The SGS researchers, Panisa Songsithichoke (cohort 6 of the BA-GSSE program) and Ajarn Istvan Rado, conducted interviews with trainees and parents between January and March 2022, which resulted in the following deliverables:

A stakeholder-based Theory of Change (ToC): A ToC provides clarity about the impacts of a social enterprise by visualizing cause and effect processes.

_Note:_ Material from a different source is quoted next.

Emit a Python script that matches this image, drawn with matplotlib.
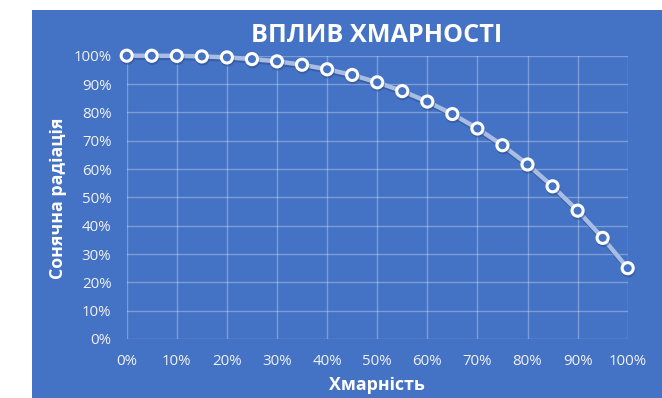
import numpy as np
import matplotlib.pyplot as plt
import matplotlib.patheffects as pe
from matplotlib.patches import Rectangle
from matplotlib.ticker import PercentFormatter

# cloudiness (fraction) and relative solar radiation
cloud = [0.00, 0.05, 0.10, 0.15, 0.20, 0.25, 0.30, 0.35, 0.40, 0.45, 0.50,
         0.55, 0.60, 0.65, 0.70, 0.75, 0.80, 0.85, 0.90, 0.95, 1.00]
radiation = [1.000, 0.9999, 0.9994, 0.9975, 0.994, 0.988, 0.980, 0.968, 0.952,
             0.932, 0.906, 0.875, 0.838, 0.794, 0.743, 0.684, 0.616, 0.539,
             0.453, 0.357, 0.250]

title = "ВПЛИВ ХМАРНОСТІ"
xlabel = "Хмарність"
ylabel = "Сонячна радіація"

blue = "#4472C4"
text_c = "#F2F2F2"
plt.rcParams['font.family'] = ['Open Sans', 'DejaVu Sans']

fig = plt.figure(figsize=(6.62, 3.98), dpi=100)
fig.patch.set_facecolor("white")
# chart area background
bg = Rectangle((32 / 662, 0), 630 / 662, 388 / 398,
               transform=fig.transFigure, facecolor=blue,
               edgecolor="none", zorder=-10)
fig.add_artist(bg)

ax = fig.add_axes([126.7 / 662, 59 / 398, 501 / 662, 283.3 / 398])
ax.set_facecolor(blue)

ax.plot(cloud, radiation, color="#A8BDE3", lw=3.2, solid_capstyle="round",
        marker="o", ms=8, mfc=blue, mec="white", mew=2.2, zorder=3,
        clip_on=False,
        path_effects=[pe.SimpleLineShadow(offset=(0.5, -1.5), shadow_color="#2B4C8C", alpha=0.5),
                      pe.Normal()])

ax.set_xlim(0, 1)
ax.set_ylim(0, 1)
ax.set_xticks(np.arange(0, 1.01, 0.1))
ax.set_yticks(np.arange(0, 1.01, 0.1))
ax.xaxis.set_major_formatter(PercentFormatter(1.0, decimals=0))
ax.yaxis.set_major_formatter(PercentFormatter(1.0, decimals=0))
ax.grid(True, color="white", alpha=0.3, lw=1)
ax.set_axisbelow(True)
for s in ax.spines.values():
    s.set_visible(False)
ax.tick_params(length=0, colors=text_c, labelsize=10.8)
ax.tick_params(axis="x", pad=11)
ax.tick_params(axis="y", pad=11)

fig.text(377 / 662, 1 - 36 / 398, title, color="white", fontsize=18.2,
         fontweight="bold", ha="center", va="center")
fig.text(377 / 662, 1 - 385 / 398, xlabel, color="white", fontsize=12.8,
         fontweight="bold", ha="center", va="center")
fig.text(58 / 662, 1 - 198 / 398, ylabel, color="white", fontsize=12.8,
         fontweight="bold", ha="center", va="center", rotation=90)

fig.savefig("out.png", dpi=100)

In-depth interviews with stakeholders enabled the researchers to visualize the changes trainees experienced as a result of working with Steps.

Identifying main outcomes: Main outcomes are usually long-term changes to wellbeing that are repeatedly referred to by respondents.

Assigning indicators to outcomes: Concrete examples provided by interviewees about the changes they have experienced can be used as a basis for impact measurement.

Aj Istvan and Panisa presented the impact study report summarizing the deliverables at the Steps Vocational Center on 20 July 2022. The presentation was joined by the co-founders Max Simpson and Uang Hotrakitya, Yim Minchainant (psychologist and coach), Gamm Ritthinumporn (partnerships officer), and Ton Nattakorn Asunee Na Ayudhaya (communications manager), as well as two researchers from Sasin School of Management at Chulalongkorn University.

Currently, Steps and SGS are exploring ways to continue their collaboration in the social impact assessment field. Both organizations aim to improve their understanding of how different beneficiary groups experience changes in their wellbeing across different training programs. This will help in better targeting intended impacts among organizations working with neurodiverse young adults.